Ackermann, a developmental psychologist and visiting scientist at MIT, is convinced of the benefits of intuition where innovation is concerned: “Imagining and bringing forth novel ideas engages aspects of the mind, the body, and the self that we barely control. Learning, like the art of living itself, is about navigating uncertainties rather than ruling over what we cannot predict.”
However, things get complicated once digital technologies begin to act on our behalf.

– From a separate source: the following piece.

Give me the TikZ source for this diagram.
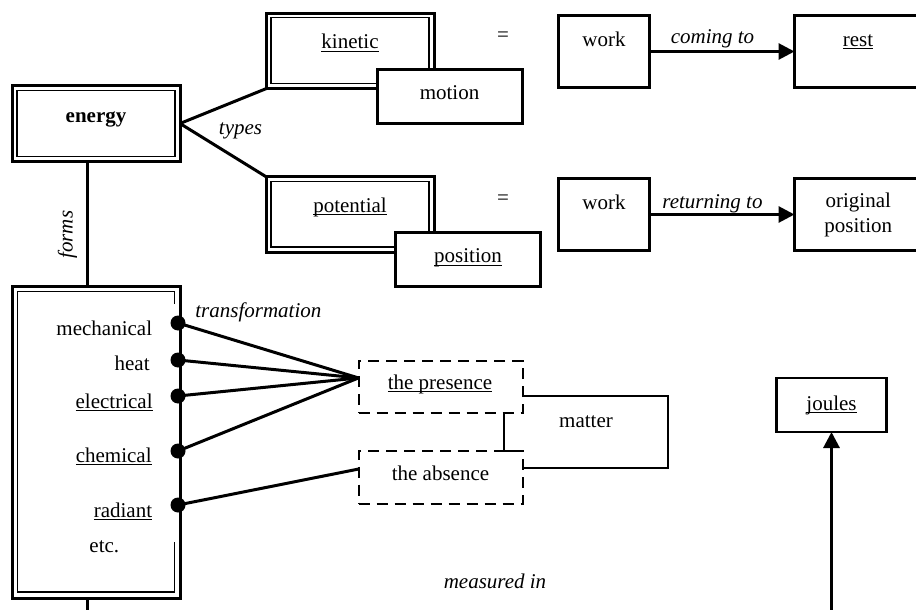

More intriguing still, says Ackermann, “is whether we will still even notice, let alone challenge, the technologies’ impact on how we think, learn and live our lives, as their own ‘machine-ness’ (or claimed ‘human-like-ness’) increasingly dissolves into the fabric of the time-spaces we inhabit.”
We’re all nonlinear now: Historian of architecture Mario Carpo reflects upon the digital turn in architecture against the background of the “unmaking of traditional, humanistic and modern authorship in design” more generally, a process that has continued apace since the turn of the millennium.
Carpo associates the effects of digital tools that allow designers “to delegate some design decisions to others, to many, to the crowds or to random chance” with far-reaching techno-social change that is now chipping away at the foundations of western science.
Not only is Google “training us to leave documents unsorted, because digital searches are so fast that there is no need to manually pre-sort documents” but: “in many fields of predictive science, from weather forecasting to material sciences, information retrieval and digital simulation have already replaced the traditional, analytic, cause-to-effect approach of modern science.”